Power of Culture Blog
Reflections of a state folklorist
Qianshen Bai is a demanding teacher. Leaning over his apprentice’s brush work, he points out tiny things, “This is the problem. Her problem here is that here, so far so good, and she move this way, see the brush toward this part? The stroke should keep in the same direction. You see? You need to use finger and wrist. . . This kind of work is an illusion. The trick is, where this stroke came from, because calligraphy is art of movement.”
Although there are still quite a few people who practice calligraphy for leisure, very few take the time to study, in depth, the history and various aspects of the art of writing calligraphy. Mei Hung, Executive Director of Chinese Culture Connection, is one of those people. In September 2013, Qianshen Bai and Mei Hung were awarded a Traditional Arts Apprenticeship by Mass Cultural Council.
In addition to learning the subtleties of the techniques in writing balanced and artistic calligraphy, Mei Hung learned to appreciate a piece of good work with a critical eye. During their 8-month apprenticeship, Mei was introduced to writing couplets, horizontal banners, and, in a smaller font, on fan shaped calligraphy. In addition to learning how to compose the writing in various styles, she completed the composition with date and signature, and the proper way to apply the seal.

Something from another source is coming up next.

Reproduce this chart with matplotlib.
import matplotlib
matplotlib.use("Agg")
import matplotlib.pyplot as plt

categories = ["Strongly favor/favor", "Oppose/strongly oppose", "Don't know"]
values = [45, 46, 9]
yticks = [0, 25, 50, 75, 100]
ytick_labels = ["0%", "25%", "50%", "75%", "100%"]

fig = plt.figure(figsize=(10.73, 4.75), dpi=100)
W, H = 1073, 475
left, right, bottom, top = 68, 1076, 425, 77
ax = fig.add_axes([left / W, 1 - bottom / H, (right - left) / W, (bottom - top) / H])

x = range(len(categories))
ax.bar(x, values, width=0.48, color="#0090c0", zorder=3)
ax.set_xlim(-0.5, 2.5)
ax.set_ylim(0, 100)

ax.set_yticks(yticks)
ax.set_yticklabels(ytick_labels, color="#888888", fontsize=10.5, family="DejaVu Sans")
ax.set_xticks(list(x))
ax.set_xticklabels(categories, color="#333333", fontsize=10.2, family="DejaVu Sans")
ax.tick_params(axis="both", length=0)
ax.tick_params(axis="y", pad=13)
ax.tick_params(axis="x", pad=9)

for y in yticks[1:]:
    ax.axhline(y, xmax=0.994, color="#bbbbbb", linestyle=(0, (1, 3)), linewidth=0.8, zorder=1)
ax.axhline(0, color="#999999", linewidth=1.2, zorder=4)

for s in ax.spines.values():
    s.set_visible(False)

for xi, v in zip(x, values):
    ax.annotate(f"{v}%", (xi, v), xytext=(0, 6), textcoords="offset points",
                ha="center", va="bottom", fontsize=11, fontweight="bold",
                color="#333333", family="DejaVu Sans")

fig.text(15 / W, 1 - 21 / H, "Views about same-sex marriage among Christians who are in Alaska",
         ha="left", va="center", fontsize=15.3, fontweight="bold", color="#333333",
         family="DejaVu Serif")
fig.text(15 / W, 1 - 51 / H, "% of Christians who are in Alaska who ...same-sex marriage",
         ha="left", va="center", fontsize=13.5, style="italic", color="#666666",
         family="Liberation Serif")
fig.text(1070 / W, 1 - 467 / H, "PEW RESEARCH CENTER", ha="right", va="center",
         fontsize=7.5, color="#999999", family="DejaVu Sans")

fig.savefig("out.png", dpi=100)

For Mei Hung, having had such a direct experience with mentor calligrapher Qiashen Bai has been a privilege. “Now I understand that the art of writing calligraphy can be related to playing music, practicing Tai Ji . . .To do it well is a total harmonious relationship among one’s intent, the brush, the ink and the paper. Professor Bai described it this way: the “brush dances and the ink sings.”
“This apprenticeship enhanced my knowledge of the art and improved my writing skills, but most importantly, it made me feel humble. It is truly an art that requires a lifelong practice.” Perhaps, most importantly, Mei mastered a method of how to learn calligraphy by herself in the future.